Что же ещё могло быть? Агенты всегда в приключениях, как в шелках. Внезапно она припомнила, что в ресторане разбила о голову приставалы уникальную подставку из-под фруктов на шести ножках. Не менее ценный профиль экстравагантного стиля из ценного дерева и хрусталя, а чаша из высокого фарфора! И тоже говорили: подарок его Императорского величества владельцу ресторана! Надо срочно возместить убыток! Впрочем, нет – это преступление слишком незначительно и трудно доказать за давностью времени.
“Хватит успокаивать себя! Случилось что-то намного худшее”. Пуальфина не знала, на какой камертон души настроиться, за какую мысль ухватиться.
Девушка взглянула сквозь слезы на свои дешевые часики. Осталось всего десять минут! Её охватила паника: ещё не хватало опоздать! Надо пулей! Вытерев слезы рукой, она стала натягивать свою парадную униформу, в спешке застегивала белую хлопчатую блузку, а сама, одеваясь, на ходу расчесывая волосы, все время думала о том, что же за промашку она совершила? Натворила – не то слово, все отчебучивают что-то, и взрослые и дети, но какова цена ошибки? Какой бы ни была малой её вина, само прикосновение щупалец Отдела по борьбе с террористическими обменами тел ужасало.
А вдруг это новое задание?
Уже веселее, она прорабатывала в уме, как попасть её эргомобилю в “зеленую волну” светофоров и накатить вместе с нею прямо к подъезду. И ей удалось это.
Глава 10. Обмен телами запрещается на пешеходных переходах, в тоннелях, на мостах, путепроводах, эстакадах, на железнодорожных переездах, на взлетных полосах, на стартовых площадках
Дмитрий первый подошёл к чёрному эргомобилю и похлопал его по дверце.
– Машина подана для вас, словно выездная лошадь, – заметил премьер-министр Джоба.

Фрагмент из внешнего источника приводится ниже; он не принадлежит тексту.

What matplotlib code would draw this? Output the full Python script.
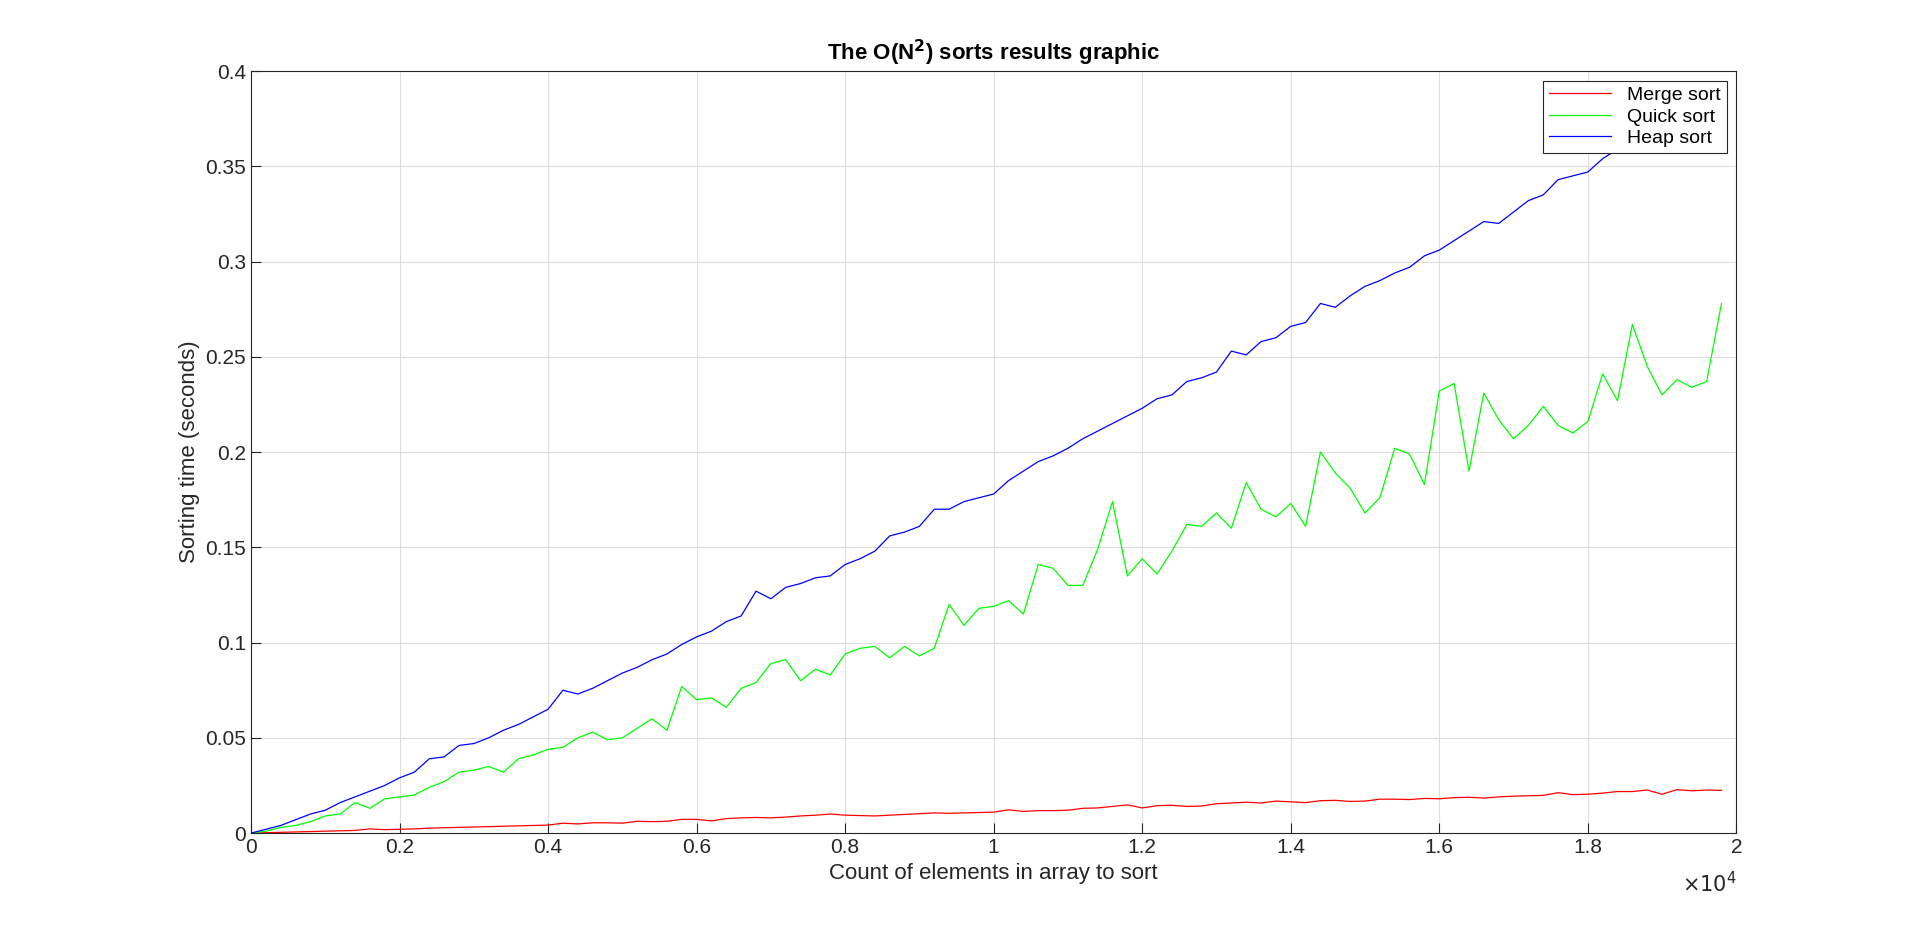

Путешествие Дмитрия в город высокий сановник облек в демонстрацию технического превосходства своего эргомобиля. Под стеклянным куполом в хорошо защищенном бронированном варианте он являл собой верх превосходства технической мысли. Дмитрию не пришлось долго удивляться, когда неслышимо открылся купол, потому что не мог в полной мере насладиться тем воздухом, который питал прекрасную растительность в парках Миао-Чао. А общение с местными жителями, за которое он ратовал, как настоящий исследователь, отодвигалось на неопределенное время. Но эргомобиль был хорош своею скоростью и приемистостью. Веселый, солнечный полдень сверкал на улицах. Впечатление, что ехали не торопясь. Проплывали, оставались позади дворцы, зеленые сады, узорчатые чугунные мосты, гранитные набережные. Пьяный от солнца ветерок веселил флажок на капоте.